Will you write out the data exactly, excluding every picture?
□ □ □ □ □ □ □
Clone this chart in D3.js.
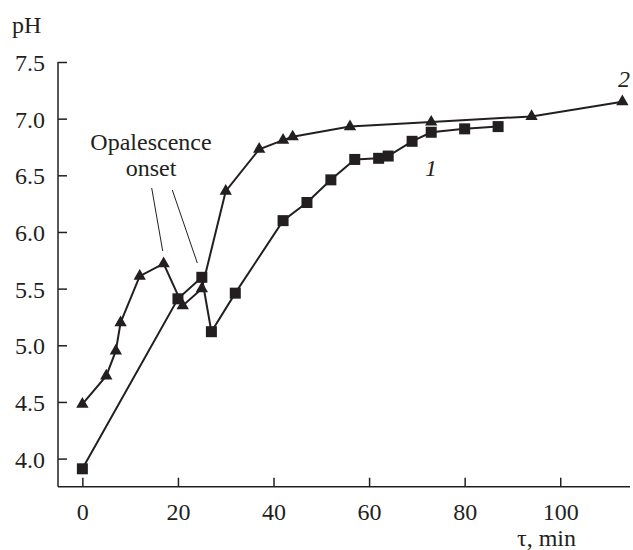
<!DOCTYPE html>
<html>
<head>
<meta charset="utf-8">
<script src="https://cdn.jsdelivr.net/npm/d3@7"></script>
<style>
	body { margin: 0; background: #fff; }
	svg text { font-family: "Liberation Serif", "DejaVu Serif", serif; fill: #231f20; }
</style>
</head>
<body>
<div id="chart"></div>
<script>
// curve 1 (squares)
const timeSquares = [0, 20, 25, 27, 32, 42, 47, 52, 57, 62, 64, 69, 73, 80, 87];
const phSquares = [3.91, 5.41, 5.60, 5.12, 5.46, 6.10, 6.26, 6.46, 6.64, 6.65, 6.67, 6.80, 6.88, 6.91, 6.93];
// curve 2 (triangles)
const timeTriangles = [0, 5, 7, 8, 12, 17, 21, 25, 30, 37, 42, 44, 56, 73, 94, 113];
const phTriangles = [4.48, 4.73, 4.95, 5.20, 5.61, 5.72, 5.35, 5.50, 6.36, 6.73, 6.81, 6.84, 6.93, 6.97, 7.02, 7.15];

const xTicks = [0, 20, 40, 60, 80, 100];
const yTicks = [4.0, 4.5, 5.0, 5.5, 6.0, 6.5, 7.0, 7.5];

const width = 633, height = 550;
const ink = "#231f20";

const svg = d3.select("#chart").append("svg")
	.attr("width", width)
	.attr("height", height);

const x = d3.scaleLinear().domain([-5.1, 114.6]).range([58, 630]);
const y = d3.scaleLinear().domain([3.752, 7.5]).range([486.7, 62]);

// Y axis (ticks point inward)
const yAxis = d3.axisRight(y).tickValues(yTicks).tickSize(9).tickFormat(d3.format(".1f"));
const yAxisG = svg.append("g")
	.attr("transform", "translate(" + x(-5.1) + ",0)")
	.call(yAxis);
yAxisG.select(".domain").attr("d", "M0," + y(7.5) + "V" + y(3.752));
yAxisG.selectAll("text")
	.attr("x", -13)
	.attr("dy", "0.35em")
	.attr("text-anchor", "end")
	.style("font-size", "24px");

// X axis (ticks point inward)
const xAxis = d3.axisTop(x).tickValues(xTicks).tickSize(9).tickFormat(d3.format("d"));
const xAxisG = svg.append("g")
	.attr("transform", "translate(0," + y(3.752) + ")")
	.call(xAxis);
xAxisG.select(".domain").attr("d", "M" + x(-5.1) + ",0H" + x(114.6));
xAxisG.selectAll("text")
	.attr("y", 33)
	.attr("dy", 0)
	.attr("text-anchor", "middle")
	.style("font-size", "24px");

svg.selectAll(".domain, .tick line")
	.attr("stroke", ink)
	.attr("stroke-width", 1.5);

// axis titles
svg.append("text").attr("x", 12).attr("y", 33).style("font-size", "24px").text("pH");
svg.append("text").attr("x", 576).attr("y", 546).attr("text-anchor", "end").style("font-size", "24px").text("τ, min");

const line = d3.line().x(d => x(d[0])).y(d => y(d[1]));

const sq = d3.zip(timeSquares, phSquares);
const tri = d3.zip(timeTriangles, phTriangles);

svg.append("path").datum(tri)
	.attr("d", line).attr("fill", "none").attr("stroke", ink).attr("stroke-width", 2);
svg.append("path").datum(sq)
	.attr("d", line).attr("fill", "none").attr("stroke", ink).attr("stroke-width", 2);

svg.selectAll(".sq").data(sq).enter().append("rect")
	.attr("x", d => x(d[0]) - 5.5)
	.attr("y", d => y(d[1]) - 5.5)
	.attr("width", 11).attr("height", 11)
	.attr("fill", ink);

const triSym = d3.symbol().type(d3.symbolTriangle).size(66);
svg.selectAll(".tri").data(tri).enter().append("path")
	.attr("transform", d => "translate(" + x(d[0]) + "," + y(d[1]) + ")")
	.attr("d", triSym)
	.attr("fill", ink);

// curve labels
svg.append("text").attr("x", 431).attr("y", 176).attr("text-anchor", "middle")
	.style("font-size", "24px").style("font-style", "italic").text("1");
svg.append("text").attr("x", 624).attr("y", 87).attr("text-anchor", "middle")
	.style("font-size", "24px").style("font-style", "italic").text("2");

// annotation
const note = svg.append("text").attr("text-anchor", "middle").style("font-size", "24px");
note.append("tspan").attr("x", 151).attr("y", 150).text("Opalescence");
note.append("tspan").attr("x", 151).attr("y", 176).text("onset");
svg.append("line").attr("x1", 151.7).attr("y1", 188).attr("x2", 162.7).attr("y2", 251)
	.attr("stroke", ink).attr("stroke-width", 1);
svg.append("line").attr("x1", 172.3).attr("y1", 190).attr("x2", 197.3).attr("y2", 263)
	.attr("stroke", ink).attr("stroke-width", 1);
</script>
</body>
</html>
□ □ □ □ □ □ □
*OUTPUT OF THE EXERCISE*:
Clone this chart in D3.js.
<!DOCTYPE html>
<html>
<head>
<meta charset="utf-8">
<script src="https://cdn.jsdelivr.net/npm/d3@7"></script>
<style>
	body { margin: 0; background: #fff; }
	svg text { font-family: "Liberation Serif", "DejaVu Serif", serif; fill: #231f20; }
</style>
</head>
<body>
<div id="chart"></div>
<script>
// curve 1 (squares)
const timeSquares = [0, 20, 25, 27, 32, 42, 47, 52, 57, 62, 64, 69, 73, 80, 87];
const phSquares = [3.91, 5.41, 5.60, 5.12, 5.46, 6.10, 6.26, 6.46, 6.64, 6.65, 6.67, 6.80, 6.88, 6.91, 6.93];
// curve 2 (triangles)
const timeTriangles = [0, 5, 7, 8, 12, 17, 21, 25, 30, 37, 42, 44, 56, 73, 94, 113];
const phTriangles = [4.48, 4.73, 4.95, 5.20, 5.61, 5.72, 5.35, 5.50, 6.36, 6.73, 6.81, 6.84, 6.93, 6.97, 7.02, 7.15];

const xTicks = [0, 20, 40, 60, 80, 100];
const yTicks = [4.0, 4.5, 5.0, 5.5, 6.0, 6.5, 7.0, 7.5];

const width = 633, height = 550;
const ink = "#231f20";

const svg = d3.select("#chart").append("svg")
	.attr("width", width)
	.attr("height", height);

const x = d3.scaleLinear().domain([-5.1, 114.6]).range([58, 630]);
const y = d3.scaleLinear().domain([3.752, 7.5]).range([486.7, 62]);

// Y axis (ticks point inward)
const yAxis = d3.axisRight(y).tickValues(yTicks).tickSize(9).tickFormat(d3.format(".1f"));
const yAxisG = svg.append("g")
	.attr("transform", "translate(" + x(-5.1) + ",0)")
	.call(yAxis);
yAxisG.select(".domain").attr("d", "M0," + y(7.5) + "V" + y(3.752));
yAxisG.selectAll("text")
	.attr("x", -13)
	.attr("dy", "0.35em")
	.attr("text-anchor", "end")
	.style("font-size", "24px");

// X axis (ticks point inward)
const xAxis = d3.axisTop(x).tickValues(xTicks).tickSize(9).tickFormat(d3.format("d"));
const xAxisG = svg.append("g")
	.attr("transform", "translate(0," + y(3.752) + ")")
	.call(xAxis);
xAxisG.select(".domain").attr("d", "M" + x(-5.1) + ",0H" + x(114.6));
xAxisG.selectAll("text")
	.attr("y", 33)
	.attr("dy", 0)
	.attr("text-anchor", "middle")
	.style("font-size", "24px");

svg.selectAll(".domain, .tick line")
	.attr("stroke", ink)
	.attr("stroke-width", 1.5);

// axis titles
svg.append("text").attr("x", 12).attr("y", 33).style("font-size", "24px").text("pH");
svg.append("text").attr("x", 576).attr("y", 546).attr("text-anchor", "end").style("font-size", "24px").text("τ, min");

const line = d3.line().x(d => x(d[0])).y(d => y(d[1]));

const sq = d3.zip(timeSquares, phSquares);
const tri = d3.zip(timeTriangles, phTriangles);

svg.append("path").datum(tri)
	.attr("d", line).attr("fill", "none").attr("stroke", ink).attr("stroke-width", 2);
svg.append("path").datum(sq)
	.attr("d", line).attr("fill", "none").attr("stroke", ink).attr("stroke-width", 2);

svg.selectAll(".sq").data(sq).enter().append("rect")
	.attr("x", d => x(d[0]) - 5.5)
	.attr("y", d => y(d[1]) - 5.5)
	.attr("width", 11).attr("height", 11)
	.attr("fill", ink);

const triSym = d3.symbol().type(d3.symbolTriangle).size(66);
svg.selectAll(".tri").data(tri).enter().append("path")
	.attr("transform", d => "translate(" + x(d[0]) + "," + y(d[1]) + ")")
	.attr("d", triSym)
	.attr("fill", ink);

// curve labels
svg.append("text").attr("x", 431).attr("y", 176).attr("text-anchor", "middle")
	.style("font-size", "24px").style("font-style", "italic").text("1");
svg.append("text").attr("x", 624).attr("y", 87).attr("text-anchor", "middle")
	.style("font-size", "24px").style("font-style", "italic").text("2");

// annotation
const note = svg.append("text").attr("text-anchor", "middle").style("font-size", "24px");
note.append("tspan").attr("x", 151).attr("y", 150).text("Opalescence");
note.append("tspan").attr("x", 151).attr("y", 176).text("onset");
svg.append("line").attr("x1", 151.7).attr("y1", 188).attr("x2", 162.7).attr("y2", 251)
	.attr("stroke", ink).attr("stroke-width", 1);
svg.append("line").attr("x1", 172.3).attr("y1", 190).attr("x2", 197.3).attr("y2", 263)
	.attr("stroke", ink).attr("stroke-width", 1);
</script>
</body>
</html>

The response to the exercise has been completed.